Justy: And the context survival thing — that's less about speed, more about...
Cody: Not losing your work. The author makes this point that scientific workflows need reproducibility and provenance tracking. Like, which cells were filtered, what clustering resolution produced which result. That can't live in a chat log that might get compacted or lost. You need explicit world state.
Justy: Which is such a product insight, honestly. Everyone talks about agents replacing workflows but nobody wants to talk about the audit trail.
Cody: Yeah, and the author basically says: skills are just prompts, prompts can be overridden or ignored. For real science you need structured records that outlive any single session.
Justy: So who should actually care about this? Is this... every agent builder, or just the bioinformatics people?
Cody: I think if you're building any agent that runs for more than a few turns and touches real data, this is your future. The cloud API path works until it doesn't — until you need reproducibility, or cost predictability, or your data can't leave your network. Then you're building this anyway.
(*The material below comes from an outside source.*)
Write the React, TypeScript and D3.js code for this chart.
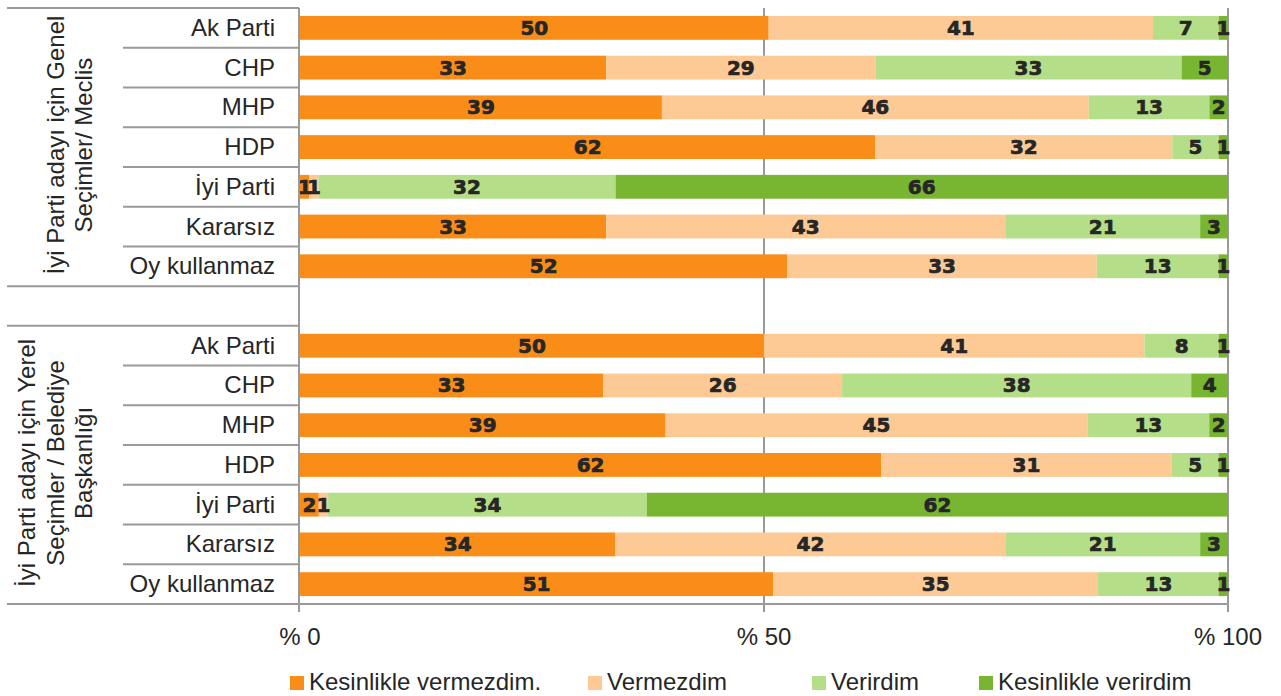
import React from "react";
import * as d3 from "d3";

const parties = ["Ak Parti", "CHP", "MHP", "HDP", "İyi Parti", "Kararsız", "Oy kullanmaz"];
const groupTitles = [
  ["İyi Parti adayı için Genel", "Seçimler/ Meclis"],
  ["İyi Parti adayı için Yerel", "Seçimler / Belediye", "Başkanlığı"],
];
const seriesNames = ["Kesinlikle vermezdim.", "Vermezdim", "Verirdim", "Kesinlikle verirdim"];
const seriesColors = ["#F98D18", "#FDCA96", "#B4DE87", "#78B632"];

// [kesinlikle vermezdim, vermezdim, verirdim, kesinlikle verirdim]
const genelValues = [
  [50, 41, 7, 1],
  [33, 29, 33, 5],
  [39, 46, 13, 2],
  [62, 32, 5, 1],
  [1, 1, 32, 66],
  [33, 43, 21, 3],
  [52, 33, 13, 1],
];
const yerelValues = [
  [50, 41, 8, 1],
  [33, 26, 38, 4],
  [39, 45, 13, 2],
  [62, 31, 5, 1],
  [2, 1, 34, 62],
  [34, 42, 21, 3],
  [51, 35, 13, 1],
];
const tickValues = [0, 0.5, 1];
const tickLabels = ["% 0", "% 50", "% 100"];

const W = 1281;
const H = 696;
const left = 300;
const right = 1228;
const top = 8;
const bottom = 604;
const labelCol = 123;
const gridColor = "#9a9a9a";
const textColor = "#262626";

type Row = { key: string; party: string; group: number; values: number[] };

const rows: Row[] = [];
[genelValues, yerelValues].forEach((vals, g) => {
  vals.forEach((v, i) => rows.push({ key: `${g}-${i}`, party: parties[i], group: g, values: v }));
});
const slots = [...rows.slice(0, 7).map((r) => r.key), "gap", ...rows.slice(7).map((r) => r.key)];

const y = d3.scaleBand<string>().domain(slots).range([top, bottom]).paddingInner(0.4).paddingOuter(0.2);
const x = d3.scaleLinear().domain([0, 1]).range([left, right]);
const step = y.step();

const App = () => {
  const stack = d3
    .stack<Row, number>()
    .keys([0, 1, 2, 3])
    .value((d, k) => d.values[k] / d3.sum(d.values));
  const layers = stack(rows);

  const slotTop = (i: number) => top + i * step;
  const groupStarts = [0, 8];

  return (
    <svg width={W} height={H} style={{ display: "block", position: "absolute", left: 0, top: 0 }}>
      <rect width={W} height={H} fill="#fff" />
      {/* gridlines */}
      {tickValues.slice(1).map((t) => (
        <line key={t} x1={x(t)} x2={x(t)} y1={top} y2={bottom} stroke={gridColor} strokeWidth={2} />
      ))}
      {/* bars */}
      {layers.map((layer, k) =>
        layer.map((seg) => {
          const r = seg.data;
          const x0 = x(seg[0]);
          const x1 = x(seg[1]);
          return (
            <rect
              key={`${k}-${r.key}`}
              x={x0}
              y={y(r.key)!}
              width={Math.max(0, x1 - x0)}
              height={y.bandwidth()}
              fill={seriesColors[k]}
            />
          );
        })
      )}
      {layers.map((layer, k) =>
        layer.map((seg) => {
          const r = seg.data;
          const y0 = y(r.key)!;
          return (
            <text
              key={`t${k}-${r.key}`}
              x={(x(seg[0]) + x(seg[1])) / 2}
              y={y0 + y.bandwidth() / 2 + 7}
              textAnchor="middle"
              fontFamily="DejaVu Sans"
              fontWeight="bold"
              fontSize={20}
              fill={textColor}
              stroke={textColor}
              strokeWidth={0.7}
            >
              {r.values[k]}
            </text>
          );
        })
      )}
      {/* axis lines */}
      <line x1={left - 1} x2={left - 1} y1={top} y2={bottom + 8} stroke={gridColor} strokeWidth={2} />
      <line x1={7} x2={right} y1={bottom} y2={bottom} stroke={gridColor} strokeWidth={2} />
      {tickValues.map((t, i) => (
        <g key={`tick${t}`}>
          <line
            x1={x(t) - (i === 0 ? 1 : 0)}
            x2={x(t) - (i === 0 ? 1 : 0)}
            y1={bottom}
            y2={bottom + 8}
            stroke={gridColor}
            strokeWidth={2}
          />
          <text x={x(t)} y={645} textAnchor="middle" fontFamily="Liberation Sans" fontSize={24} fill={textColor}>
            {tickLabels[i]}
          </text>
        </g>
      ))}
      {/* category separators */}
      {groupStarts.map((s) =>
        d3.range(1, 7).map((j) => (
          <line
            key={`sep${s}-${j}`}
            x1={labelCol}
            x2={left - 1}
            y1={slotTop(s + j)}
            y2={slotTop(s + j)}
            stroke={gridColor}
            strokeWidth={2}
          />
        ))
      )}
      {[0, 7, 8].map((s) => (
        <line key={`g${s}`} x1={7} x2={left - 1} y1={slotTop(s)} y2={slotTop(s)} stroke={gridColor} strokeWidth={2} />
      ))}
      {/* category labels */}
      {rows.map((r) => (
        <text
          key={`c${r.key}`}
          x={275}
          y={y(r.key)! + y.bandwidth() / 2 + 8}
          textAnchor="end"
          fontFamily="Liberation Sans"
          fontSize={24}
          fill={textColor}
        >
          {r.party}
        </text>
      ))}
      {/* group titles */}
      {groupTitles.map((lines, g) => {
        const cy = slotTop(groupStarts[g]) + 3.5 * step - 2;
        return (
          <text
            key={`gt${g}`}
            transform={`translate(0,${cy}) rotate(-90)`}
            textAnchor="middle"
            fontFamily="Liberation Sans"
            fontSize={24}
            fill={textColor}
          >
            {lines.map((ln, i) => (
              <tspan key={i} x={0} y={92 - (lines.length - 1 - i) * 28.5}>
                {ln}
              </tspan>
            ))}
          </text>
        );
      })}
      {/* legend */}
      {seriesNames.map((name, i) => {
        const lx = [290, 588, 812, 979][i];
        return (
          <g key={name}>
            <rect x={lx} y={676} width={14} height={14} fill={seriesColors[i]} />
            <text x={lx + 19} y={690} fontFamily="Liberation Sans" fontSize={24} fill={textColor}>
              {name}
            </text>
          </g>
        );
      })}
    </svg>
  );
};

export default App;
Justy: Fair. Though I do wonder if some of this doesn't get solved by better cloud APIs eventually. Like, if Anthropic just shipped provenance tracking...
Cody: Maybe. But the latency problem doesn't go away if you're remote. And for fifty-plus tool calls, even small network overhead adds up fast.
Justy: True. Okay, the models they mention — Qwen three point six twenty-seven B, Gemma four thirty-one B. Those are the ones that made local viable?
Cody: Those are the recent open-weight releases they call out. The claim is that open models are getting genuinely useful for structured, tool-driven workloads. Which, if true, changes the economics pretty dramatically.
Justy: That's the part that excites me, honestly. Not the vLLM tuning — sorry, I know you love it — but the idea that the open models crossed some threshold where the infrastructure pain is worth it.
Cody: The infrastructure pain is real though. This is not a 'pip install and you're shipping' situation. The author had to dig into inference server configs, GPU memory management, attention backend selection...
Justy: Yeah, I'm not rushing out to build this. But I'm glad someone wrote it down. Four hundred and thirty-eight episodes, Cody. We finally found the person who actually measured the thing.
Justy: Anyway. If you're building agents for real work — not demos, actual work — this is worth reading. The benchmarks alone. That's my take.
Cody: Agreed. And if nothing else, it's a good reminder that 'local LLM' stops being a weekend project the moment you need it to survive a long session without catching fire.
Justy: Beautiful. Another happy Wednesday in the books.